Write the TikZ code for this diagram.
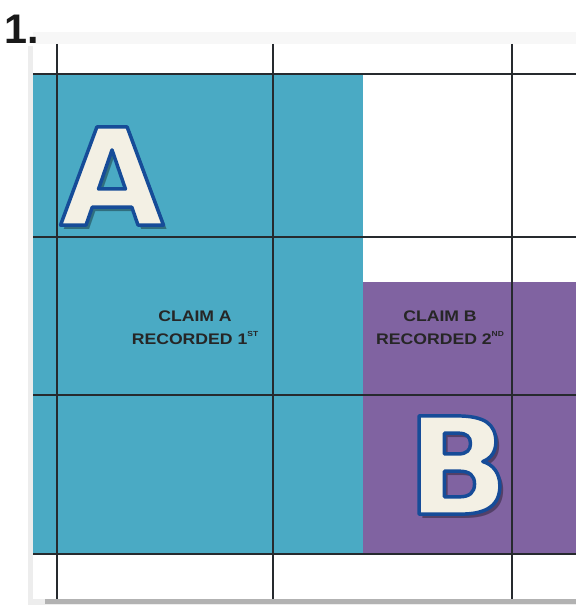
\documentclass[tikz,border=0pt]{standalone}
\usepackage{fontspec}
\setmainfont{Liberation Sans}
\newfontfamily\claimfont[FakeStretch=1.15]{Liberation Sans}
\newfontfamily\letterfont{DejaVu Sans}
\usetikzlibrary{positioning,calc}
\definecolor{claimA}{RGB}{74,170,196}
\definecolor{claimB}{RGB}{128,99,161}
\definecolor{letterfill}{RGB}{243,240,228}
\definecolor{letterline}{RGB}{22,76,152}
\definecolor{gridgrey}{RGB}{38,42,46}
% outlined letter: fill in the text colour, stroke in blue
\newcommand\outlined[1]{\special{pdf:literal direct 2 Tr 2.6 w 1 j 0.086 0.298 0.596 RG}#1\special{pdf:literal direct 0 Tr}}

\begin{document}
\begin{tikzpicture}[x=0.75pt,y=-0.75pt,
  gridline/.style={draw=gridgrey,line width=1.8pt},
  claimtext/.style={font=\claimfont\bfseries\fontsize{11.5}{17}\selectfont,align=center,text=black!85,inner sep=0pt},
  bigletter/.style={font=\letterfont\bfseries\fontsize{101}{101}\selectfont,inner sep=0pt}]
\useasboundingbox (0,0) rectangle (576,605);
% paper and its shadow
\fill[black!3] (33,32) rectangle (576,44);
\fill[black!7] (28,46) rectangle (576,605);
\fill[black!30] (45,598) rectangle (576,604);
\fill[white] (33,44) rectangle (576,599);
% the two claims
\fill[claimA] (33,74) rectangle (363,554);
\fill[claimB] (363,282) rectangle (576,554);
% grid
\foreach \x in {57,273,512}
  \draw[gridline] (\x,44) -- (\x,599);
\foreach \y in {74,237,395,554}
  \draw[gridline] (33,\y) -- (576,\y);
% labels
\node[font=\bfseries\fontsize{31}{31}\selectfont,text=black!90,anchor=base west,inner sep=0pt] (num) at (4,44) {1.};
\node[claimtext] (textA) at (195,328) {CLAIM A\\RECORDED 1\raisebox{1.05ex}{\fontsize{5.5}{6}\selectfont ST}};
\node[claimtext] (textB) at (440,328) {CLAIM B\\RECORDED 2\raisebox{1.05ex}{\fontsize{5.5}{6}\selectfont ND}};
% big letters
\node[bigletter,text=black,opacity=.35] (shadowA) at (116,180) {A};
\node[bigletter,text=black,opacity=.35] (shadowB) at (462,469) {B};
\node[bigletter,text=letterfill] (letterA) at (112,176) {\outlined{A}};
\node[bigletter,text=letterfill] (letterB) at (458,465) {\outlined{B}};
\end{tikzpicture}
\end{document}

■ ■ ■ ■ ■

## What you are asked to do
Up to and including the line with "direct 2 Tr", copy the data above from its first line. Skip pictures.

## Completed task
Write the TikZ code for this diagram.
\documentclass[tikz,border=0pt]{standalone}
\usepackage{fontspec}
\setmainfont{Liberation Sans}
\newfontfamily\claimfont[FakeStretch=1.15]{Liberation Sans}
\newfontfamily\letterfont{DejaVu Sans}
\usetikzlibrary{positioning,calc}
\definecolor{claimA}{RGB}{74,170,196}
\definecolor{claimB}{RGB}{128,99,161}
\definecolor{letterfill}{RGB}{243,240,228}
\definecolor{letterline}{RGB}{22,76,152}
\definecolor{gridgrey}{RGB}{38,42,46}
% outlined letter: fill in the text colour, stroke in blue
\newcommand\outlined[1]{\special{pdf:literal direct 2 Tr 2.6 w 1 j 0.086 0.298 0.596 RG}#1\special{pdf:literal direct 0 Tr}}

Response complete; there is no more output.